Plotting code records
::::

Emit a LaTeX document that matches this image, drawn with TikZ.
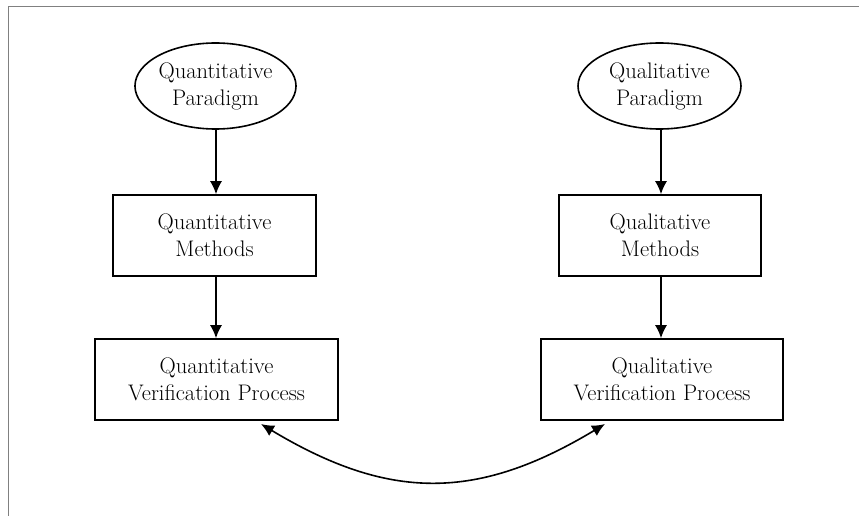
\documentclass[tikz,border=0pt]{standalone}
\usetikzlibrary{arrows.meta,shapes.geometric}
\begin{document}
\begin{tikzpicture}[x=1pt,y=-1pt,
  every node/.style={font=\fontsize{22.5}{27}\selectfont, align=center, inner sep=0pt},
  oval/.style={ellipse, draw, line width=1.6pt},
  boxnode/.style={rectangle, draw, line width=1.6pt, minimum height=81pt},
  arr/.style={line width=1.6pt, -{Latex[length=13pt,width=12pt]}},
  dbl/.style={line width=1.6pt, {Latex[length=13pt,width=12pt]}-{Latex[length=13pt,width=12pt]}},
  frameline/.style={draw=gray, line width=1pt}]
\useasboundingbox (0,0) rectangle (859,516);
\draw[frameline] (8,516) -- (8,6.5) -- (859,6.5);
\node[oval, minimum width=161pt, minimum height=86pt] (le) at (215.5,86) {Quantitative\\Paradigm};
\node[oval, minimum width=163pt, minimum height=86pt] (re) at (659.5,86) {Qualitative\\Paradigm};
\node[boxnode, minimum width=203pt] (lm) at (214.5,235.5) {Quantitative\\Methods};
\node[boxnode, minimum width=202pt] (rm) at (660,235.5) {Qualitative\\Methods};
\node[boxnode, minimum width=243pt] (lv) at (216.5,379.5) {Quantitative\\Verification Process};
\node[boxnode, minimum width=242pt] (rv) at (662,379.5) {Qualitative\\Verification Process};
\draw[arr] (le.south -| 216,0) -- (216,0 |- lm.north);
\draw[arr] (re.south -| 661,0) -- (661,0 |- rm.north);
\draw[arr] (lm.south -| 216,0) -- (216,0 |- lv.north);
\draw[arr] (rm.south -| 661,0) -- (661,0 |- rv.north);
\coordinate (ca) at (261,424);
\coordinate (cb) at (605,424);
\draw[dbl] (ca) .. controls (389,501) and (477,501) .. (cb);
\end{tikzpicture}
\end{document}
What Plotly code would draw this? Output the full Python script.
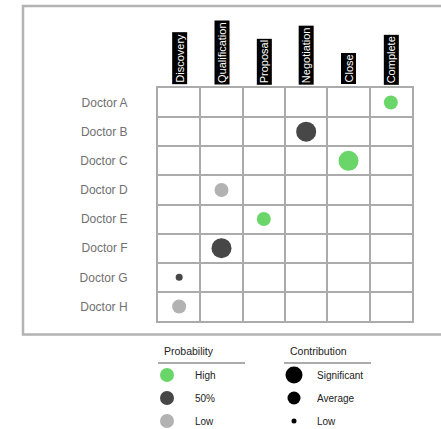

::::

Quote each record exactly as it stands, minus the pictures.

#### [The output]
Emit a LaTeX document that matches this image, drawn with TikZ.
\documentclass[tikz,border=0pt]{standalone}
\usetikzlibrary{arrows.meta,shapes.geometric}
\begin{document}
\begin{tikzpicture}[x=1pt,y=-1pt,
  every node/.style={font=\fontsize{22.5}{27}\selectfont, align=center, inner sep=0pt},
  oval/.style={ellipse, draw, line width=1.6pt},
  boxnode/.style={rectangle, draw, line width=1.6pt, minimum height=81pt},
  arr/.style={line width=1.6pt, -{Latex[length=13pt,width=12pt]}},
  dbl/.style={line width=1.6pt, {Latex[length=13pt,width=12pt]}-{Latex[length=13pt,width=12pt]}},
  frameline/.style={draw=gray, line width=1pt}]
\useasboundingbox (0,0) rectangle (859,516);
\draw[frameline] (8,516) -- (8,6.5) -- (859,6.5);
\node[oval, minimum width=161pt, minimum height=86pt] (le) at (215.5,86) {Quantitative\\Paradigm};
\node[oval, minimum width=163pt, minimum height=86pt] (re) at (659.5,86) {Qualitative\\Paradigm};
\node[boxnode, minimum width=203pt] (lm) at (214.5,235.5) {Quantitative\\Methods};
\node[boxnode, minimum width=202pt] (rm) at (660,235.5) {Qualitative\\Methods};
\node[boxnode, minimum width=243pt] (lv) at (216.5,379.5) {Quantitative\\Verification Process};
\node[boxnode, minimum width=242pt] (rv) at (662,379.5) {Qualitative\\Verification Process};
\draw[arr] (le.south -| 216,0) -- (216,0 |- lm.north);
\draw[arr] (re.south -| 661,0) -- (661,0 |- rm.north);
\draw[arr] (lm.south -| 216,0) -- (216,0 |- lv.north);
\draw[arr] (rm.south -| 661,0) -- (661,0 |- rv.north);
\coordinate (ca) at (261,424);
\coordinate (cb) at (605,424);
\draw[dbl] (ca) .. controls (389,501) and (477,501) .. (cb);
\end{tikzpicture}
\end{document}
What Plotly code would draw this? Output the full Python script.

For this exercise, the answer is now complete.